## BRIEF
Write out the listing below in full and exactly, leaving out every picture.
### DATASET EXTRACT ###
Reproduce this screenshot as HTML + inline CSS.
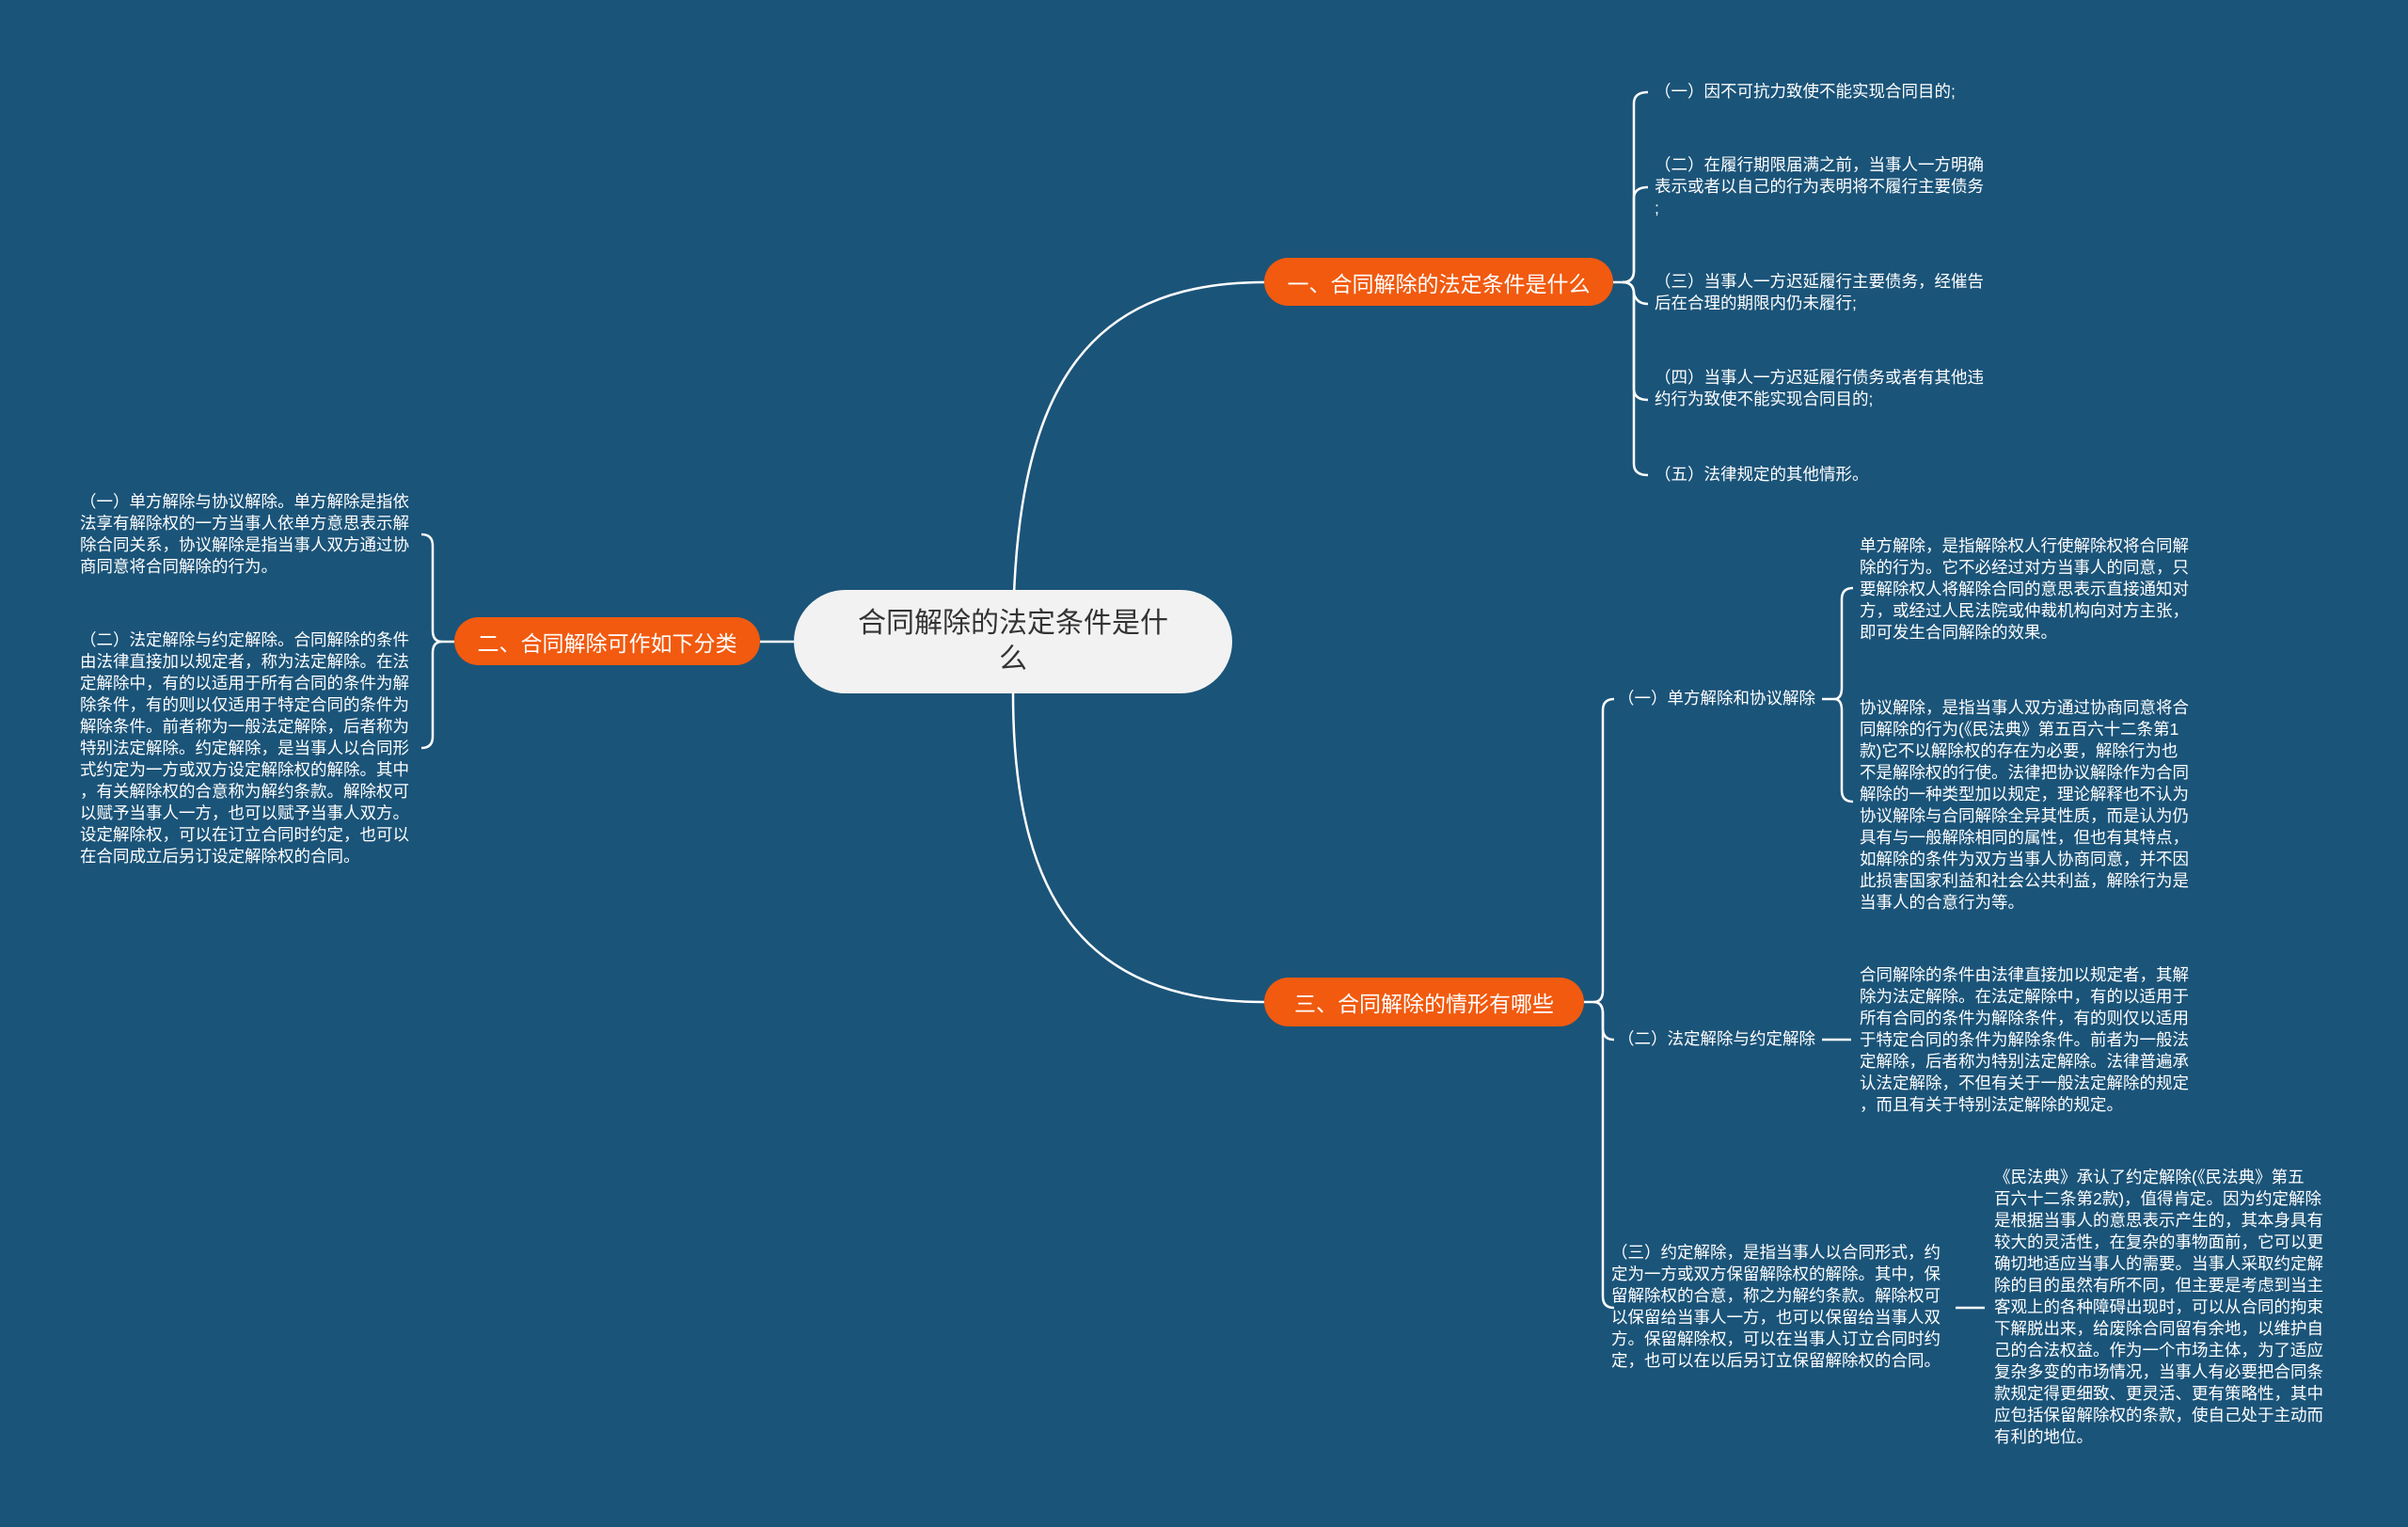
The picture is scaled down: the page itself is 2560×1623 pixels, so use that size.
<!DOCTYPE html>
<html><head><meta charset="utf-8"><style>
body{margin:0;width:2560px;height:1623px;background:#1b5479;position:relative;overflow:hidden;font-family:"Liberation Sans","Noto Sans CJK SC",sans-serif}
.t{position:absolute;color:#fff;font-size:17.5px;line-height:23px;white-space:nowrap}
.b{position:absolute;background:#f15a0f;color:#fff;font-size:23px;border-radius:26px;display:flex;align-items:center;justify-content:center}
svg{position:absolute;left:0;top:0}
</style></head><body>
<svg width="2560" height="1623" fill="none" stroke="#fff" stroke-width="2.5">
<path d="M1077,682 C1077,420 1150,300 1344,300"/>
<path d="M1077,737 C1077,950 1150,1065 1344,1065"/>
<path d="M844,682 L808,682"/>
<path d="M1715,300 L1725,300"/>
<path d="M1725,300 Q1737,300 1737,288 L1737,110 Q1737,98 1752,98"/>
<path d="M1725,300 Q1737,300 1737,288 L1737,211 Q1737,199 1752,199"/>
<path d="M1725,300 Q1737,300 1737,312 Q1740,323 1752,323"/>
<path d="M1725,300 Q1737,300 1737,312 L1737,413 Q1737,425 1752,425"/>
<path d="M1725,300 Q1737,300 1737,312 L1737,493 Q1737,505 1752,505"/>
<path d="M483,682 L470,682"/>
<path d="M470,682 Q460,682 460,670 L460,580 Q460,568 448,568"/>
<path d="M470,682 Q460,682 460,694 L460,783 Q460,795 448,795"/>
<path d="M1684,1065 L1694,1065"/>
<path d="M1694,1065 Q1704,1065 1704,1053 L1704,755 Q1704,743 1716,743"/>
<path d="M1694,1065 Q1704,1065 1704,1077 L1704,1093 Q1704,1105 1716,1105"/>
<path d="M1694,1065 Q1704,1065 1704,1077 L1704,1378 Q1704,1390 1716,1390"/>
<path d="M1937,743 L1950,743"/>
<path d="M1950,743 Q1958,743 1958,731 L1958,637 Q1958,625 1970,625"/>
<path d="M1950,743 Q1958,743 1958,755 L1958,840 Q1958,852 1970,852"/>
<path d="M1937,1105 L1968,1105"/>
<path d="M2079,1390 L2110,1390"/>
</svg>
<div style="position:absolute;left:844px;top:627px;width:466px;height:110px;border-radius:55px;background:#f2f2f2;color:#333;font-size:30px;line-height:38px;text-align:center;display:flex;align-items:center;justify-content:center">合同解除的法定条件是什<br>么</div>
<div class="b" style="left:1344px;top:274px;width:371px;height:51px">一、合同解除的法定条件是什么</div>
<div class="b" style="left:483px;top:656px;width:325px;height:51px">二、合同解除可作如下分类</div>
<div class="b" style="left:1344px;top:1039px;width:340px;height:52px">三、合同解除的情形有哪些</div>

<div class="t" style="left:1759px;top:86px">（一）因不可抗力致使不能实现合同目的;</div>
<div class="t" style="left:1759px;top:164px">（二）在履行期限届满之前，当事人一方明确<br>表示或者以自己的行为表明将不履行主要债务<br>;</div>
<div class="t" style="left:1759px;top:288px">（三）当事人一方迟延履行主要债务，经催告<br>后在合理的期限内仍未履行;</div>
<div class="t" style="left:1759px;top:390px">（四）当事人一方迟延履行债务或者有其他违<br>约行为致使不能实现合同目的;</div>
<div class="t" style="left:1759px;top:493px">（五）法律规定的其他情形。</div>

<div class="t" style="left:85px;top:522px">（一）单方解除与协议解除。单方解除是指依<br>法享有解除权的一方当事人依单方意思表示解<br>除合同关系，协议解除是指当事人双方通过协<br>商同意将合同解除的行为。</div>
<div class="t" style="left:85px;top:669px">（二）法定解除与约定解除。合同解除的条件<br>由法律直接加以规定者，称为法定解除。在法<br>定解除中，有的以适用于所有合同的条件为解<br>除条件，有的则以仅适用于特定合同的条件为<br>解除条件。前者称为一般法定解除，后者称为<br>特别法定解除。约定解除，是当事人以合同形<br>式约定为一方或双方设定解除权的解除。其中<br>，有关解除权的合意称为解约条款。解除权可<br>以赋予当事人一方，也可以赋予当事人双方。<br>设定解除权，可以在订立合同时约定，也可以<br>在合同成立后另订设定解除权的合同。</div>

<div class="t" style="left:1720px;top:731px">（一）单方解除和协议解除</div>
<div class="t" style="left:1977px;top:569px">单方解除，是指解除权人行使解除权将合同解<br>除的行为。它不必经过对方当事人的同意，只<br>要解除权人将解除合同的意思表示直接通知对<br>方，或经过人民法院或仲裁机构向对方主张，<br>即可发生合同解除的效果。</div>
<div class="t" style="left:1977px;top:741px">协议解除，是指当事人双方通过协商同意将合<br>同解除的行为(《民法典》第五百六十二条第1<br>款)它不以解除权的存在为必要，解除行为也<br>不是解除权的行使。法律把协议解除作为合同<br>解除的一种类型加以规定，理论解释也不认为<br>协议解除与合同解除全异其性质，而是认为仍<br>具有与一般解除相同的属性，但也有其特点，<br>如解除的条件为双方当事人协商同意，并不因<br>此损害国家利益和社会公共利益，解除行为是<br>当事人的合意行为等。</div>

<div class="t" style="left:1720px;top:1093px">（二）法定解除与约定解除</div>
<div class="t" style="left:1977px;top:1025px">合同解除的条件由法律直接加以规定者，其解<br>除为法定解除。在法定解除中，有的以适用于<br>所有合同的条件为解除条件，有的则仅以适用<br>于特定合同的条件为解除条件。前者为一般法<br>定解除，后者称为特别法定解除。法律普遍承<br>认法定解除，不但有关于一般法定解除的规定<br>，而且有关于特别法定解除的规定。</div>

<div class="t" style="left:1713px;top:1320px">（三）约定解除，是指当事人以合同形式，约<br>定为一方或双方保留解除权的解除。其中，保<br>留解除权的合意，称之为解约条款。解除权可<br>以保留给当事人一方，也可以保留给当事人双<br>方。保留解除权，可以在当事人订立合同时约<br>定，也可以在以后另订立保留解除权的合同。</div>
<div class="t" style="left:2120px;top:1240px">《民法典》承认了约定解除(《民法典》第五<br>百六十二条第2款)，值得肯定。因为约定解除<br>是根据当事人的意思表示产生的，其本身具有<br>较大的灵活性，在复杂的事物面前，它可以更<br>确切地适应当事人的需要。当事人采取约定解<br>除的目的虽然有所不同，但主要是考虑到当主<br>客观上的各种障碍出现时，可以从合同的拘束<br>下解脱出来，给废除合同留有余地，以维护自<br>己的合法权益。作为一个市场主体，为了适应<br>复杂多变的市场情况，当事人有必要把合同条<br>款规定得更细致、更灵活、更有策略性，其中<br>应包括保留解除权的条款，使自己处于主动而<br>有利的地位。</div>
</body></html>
###
## RESPONSE TO THE EXERCISE
Reproduce this screenshot as HTML + inline CSS.
The picture is scaled down: the page itself is 2560×1623 pixels, so use that size.
<!DOCTYPE html>
<html><head><meta charset="utf-8"><style>
body{margin:0;width:2560px;height:1623px;background:#1b5479;position:relative;overflow:hidden;font-family:"Liberation Sans","Noto Sans CJK SC",sans-serif}
.t{position:absolute;color:#fff;font-size:17.5px;line-height:23px;white-space:nowrap}
.b{position:absolute;background:#f15a0f;color:#fff;font-size:23px;border-radius:26px;display:flex;align-items:center;justify-content:center}
svg{position:absolute;left:0;top:0}
</style></head><body>
<svg width="2560" height="1623" fill="none" stroke="#fff" stroke-width="2.5">
<path d="M1077,682 C1077,420 1150,300 1344,300"/>
<path d="M1077,737 C1077,950 1150,1065 1344,1065"/>
<path d="M844,682 L808,682"/>
<path d="M1715,300 L1725,300"/>
<path d="M1725,300 Q1737,300 1737,288 L1737,110 Q1737,98 1752,98"/>
<path d="M1725,300 Q1737,300 1737,288 L1737,211 Q1737,199 1752,199"/>
<path d="M1725,300 Q1737,300 1737,312 Q1740,323 1752,323"/>
<path d="M1725,300 Q1737,300 1737,312 L1737,413 Q1737,425 1752,425"/>
<path d="M1725,300 Q1737,300 1737,312 L1737,493 Q1737,505 1752,505"/>
<path d="M483,682 L470,682"/>
<path d="M470,682 Q460,682 460,670 L460,580 Q460,568 448,568"/>
<path d="M470,682 Q460,682 460,694 L460,783 Q460,795 448,795"/>
<path d="M1684,1065 L1694,1065"/>
<path d="M1694,1065 Q1704,1065 1704,1053 L1704,755 Q1704,743 1716,743"/>
<path d="M1694,1065 Q1704,1065 1704,1077 L1704,1093 Q1704,1105 1716,1105"/>
<path d="M1694,1065 Q1704,1065 1704,1077 L1704,1378 Q1704,1390 1716,1390"/>
<path d="M1937,743 L1950,743"/>
<path d="M1950,743 Q1958,743 1958,731 L1958,637 Q1958,625 1970,625"/>
<path d="M1950,743 Q1958,743 1958,755 L1958,840 Q1958,852 1970,852"/>
<path d="M1937,1105 L1968,1105"/>
<path d="M2079,1390 L2110,1390"/>
</svg>
<div style="position:absolute;left:844px;top:627px;width:466px;height:110px;border-radius:55px;background:#f2f2f2;color:#333;font-size:30px;line-height:38px;text-align:center;display:flex;align-items:center;justify-content:center">合同解除的法定条件是什<br>么</div>
<div class="b" style="left:1344px;top:274px;width:371px;height:51px">一、合同解除的法定条件是什么</div>
<div class="b" style="left:483px;top:656px;width:325px;height:51px">二、合同解除可作如下分类</div>
<div class="b" style="left:1344px;top:1039px;width:340px;height:52px">三、合同解除的情形有哪些</div>

<div class="t" style="left:1759px;top:86px">（一）因不可抗力致使不能实现合同目的;</div>
<div class="t" style="left:1759px;top:164px">（二）在履行期限届满之前，当事人一方明确<br>表示或者以自己的行为表明将不履行主要债务<br>;</div>
<div class="t" style="left:1759px;top:288px">（三）当事人一方迟延履行主要债务，经催告<br>后在合理的期限内仍未履行;</div>
<div class="t" style="left:1759px;top:390px">（四）当事人一方迟延履行债务或者有其他违<br>约行为致使不能实现合同目的;</div>
<div class="t" style="left:1759px;top:493px">（五）法律规定的其他情形。</div>

<div class="t" style="left:85px;top:522px">（一）单方解除与协议解除。单方解除是指依<br>法享有解除权的一方当事人依单方意思表示解<br>除合同关系，协议解除是指当事人双方通过协<br>商同意将合同解除的行为。</div>
<div class="t" style="left:85px;top:669px">（二）法定解除与约定解除。合同解除的条件<br>由法律直接加以规定者，称为法定解除。在法<br>定解除中，有的以适用于所有合同的条件为解<br>除条件，有的则以仅适用于特定合同的条件为<br>解除条件。前者称为一般法定解除，后者称为<br>特别法定解除。约定解除，是当事人以合同形<br>式约定为一方或双方设定解除权的解除。其中<br>，有关解除权的合意称为解约条款。解除权可<br>以赋予当事人一方，也可以赋予当事人双方。<br>设定解除权，可以在订立合同时约定，也可以<br>在合同成立后另订设定解除权的合同。</div>

<div class="t" style="left:1720px;top:731px">（一）单方解除和协议解除</div>
<div class="t" style="left:1977px;top:569px">单方解除，是指解除权人行使解除权将合同解<br>除的行为。它不必经过对方当事人的同意，只<br>要解除权人将解除合同的意思表示直接通知对<br>方，或经过人民法院或仲裁机构向对方主张，<br>即可发生合同解除的效果。</div>
<div class="t" style="left:1977px;top:741px">协议解除，是指当事人双方通过协商同意将合<br>同解除的行为(《民法典》第五百六十二条第1<br>款)它不以解除权的存在为必要，解除行为也<br>不是解除权的行使。法律把协议解除作为合同<br>解除的一种类型加以规定，理论解释也不认为<br>协议解除与合同解除全异其性质，而是认为仍<br>具有与一般解除相同的属性，但也有其特点，<br>如解除的条件为双方当事人协商同意，并不因<br>此损害国家利益和社会公共利益，解除行为是<br>当事人的合意行为等。</div>

<div class="t" style="left:1720px;top:1093px">（二）法定解除与约定解除</div>
<div class="t" style="left:1977px;top:1025px">合同解除的条件由法律直接加以规定者，其解<br>除为法定解除。在法定解除中，有的以适用于<br>所有合同的条件为解除条件，有的则仅以适用<br>于特定合同的条件为解除条件。前者为一般法<br>定解除，后者称为特别法定解除。法律普遍承<br>认法定解除，不但有关于一般法定解除的规定<br>，而且有关于特别法定解除的规定。</div>

<div class="t" style="left:1713px;top:1320px">（三）约定解除，是指当事人以合同形式，约<br>定为一方或双方保留解除权的解除。其中，保<br>留解除权的合意，称之为解约条款。解除权可<br>以保留给当事人一方，也可以保留给当事人双<br>方。保留解除权，可以在当事人订立合同时约<br>定，也可以在以后另订立保留解除权的合同。</div>
<div class="t" style="left:2120px;top:1240px">《民法典》承认了约定解除(《民法典》第五<br>百六十二条第2款)，值得肯定。因为约定解除<br>是根据当事人的意思表示产生的，其本身具有<br>较大的灵活性，在复杂的事物面前，它可以更<br>确切地适应当事人的需要。当事人采取约定解<br>除的目的虽然有所不同，但主要是考虑到当主<br>客观上的各种障碍出现时，可以从合同的拘束<br>下解脱出来，给废除合同留有余地，以维护自<br>己的合法权益。作为一个市场主体，为了适应<br>复杂多变的市场情况，当事人有必要把合同条<br>款规定得更细致、更灵活、更有策略性，其中<br>应包括保留解除权的条款，使自己处于主动而<br>有利的地位。</div>
</body></html>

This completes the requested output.